UN to witness Modi-Imran war of words over J&K

UN to witness Modi-Imran war of words over J&K

Imran will speak after Modi, India will use “Right to Reply” to respond to Pakistan PM’s rants on Kashmir

Prime Minister Narendra Modi (R) and Imran Khan, Prime Minister of Pakistan (L)

The United Nations is likely to witness a war of words between India and Pakistan over Jammu and Kashmir (J&K) on Friday with both Prime Minister Narendra Modi and his counterpart from the neighbouring country, Imran Khan, set to address the General Assembly.

Modi will address the UN General Assembly in New York in the evening. Khan will deliver his speech shortly after Modi.

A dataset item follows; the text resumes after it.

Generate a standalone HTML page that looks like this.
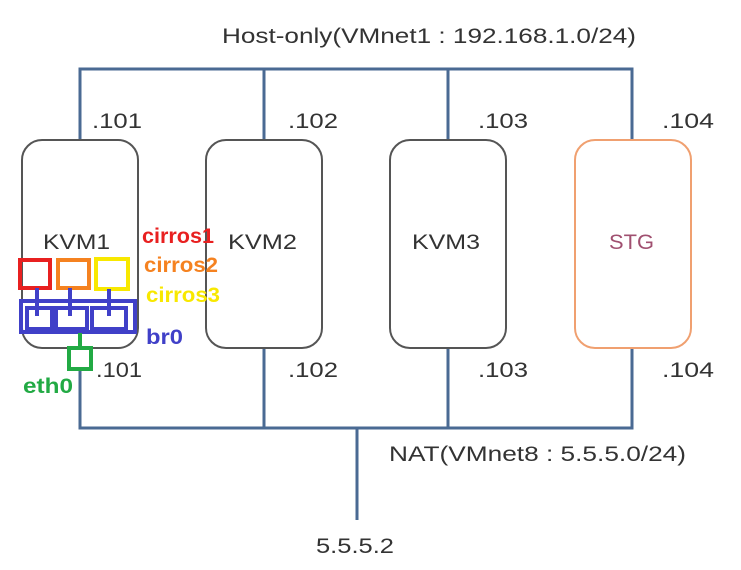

Prime Minister is likely to focus on pressing challenges for the international community – a still-fragile global economy, turbulence and tension in many parts of the world, growth and spread of terrorism, particularly cross-border terrorism, climate change and the endemic global challenge of poverty. He is expected to stress that meeting the challenges would require stronger global commitment and concerted multilateral action. He will reaffirm India’s commitment to reformed, responsive, effective and inclusive multilateralism, sources told the DH.

Modi may also touch upon his government’s initiatives for economic reforms and flagship welfare and development programmes.

Khan, on the other hand, is expected to use the opportunity to continue Pakistan’s tirade against India on the issue of Jammu and Kashmir.

Pakistan has been running a diplomatic campaign against India ever since Prime Minister Narendra Modi's Government in New Delhi on August 5 stripped Jammu and Kashmir of its Special Status and reorganized the state into two Union Territories.

Prime Minister Imran Khan’s Government in Islamabad protested against New Delhi’s decisions, calling it a “unilateral” and “illegal” move to change the status quo in the “disputed” region in violation of the resolutions of the United Nations Security Council and against the wishes of the people of Kashmir.

Islamabad has been accusing New Delhi of committing atrocities against people of Kashmir. It has also been protesting against restrictions Modi Government imposed in parts of J&K on August 5 and the detention of the local leaders and the activists.

New Delhi has been insisting that its decisions on J&K were its “internal” affairs of India, aimed at ensuring good governance, peace and prosperity in the region and would have no impact on its de-facto border with Pakistan.

Sources told the DH that India would use its “Right to Reply” if Pakistan Prime Minister raked up the issue of J&K in his speech at the UN General Assembly.

“No country can accept interference in its internal affairs, certainly not India,” a senior official said on New Delhi’s possible response to Pakistan Prime Minister’s rant on J&K.

New Delhi is expected to argue in its response that Modi Government’s recent legislative measures on J&K would make its welfare programmes and schemes available to citizens in the two newly constituted Union Territories, thus ending long-standing discrimination against refugees and underprivileged sections as well as women, including on property rights and representations in local bodies, apart from ensuring protection of juvenile rights against domestic violence and rights to education, information and work.

India will also seek to turn the table on Pakistan highlighting how it has allowed itself to become a hub of international terrorism and how it exported terror not only to its neighbours in South Asia but also around the world.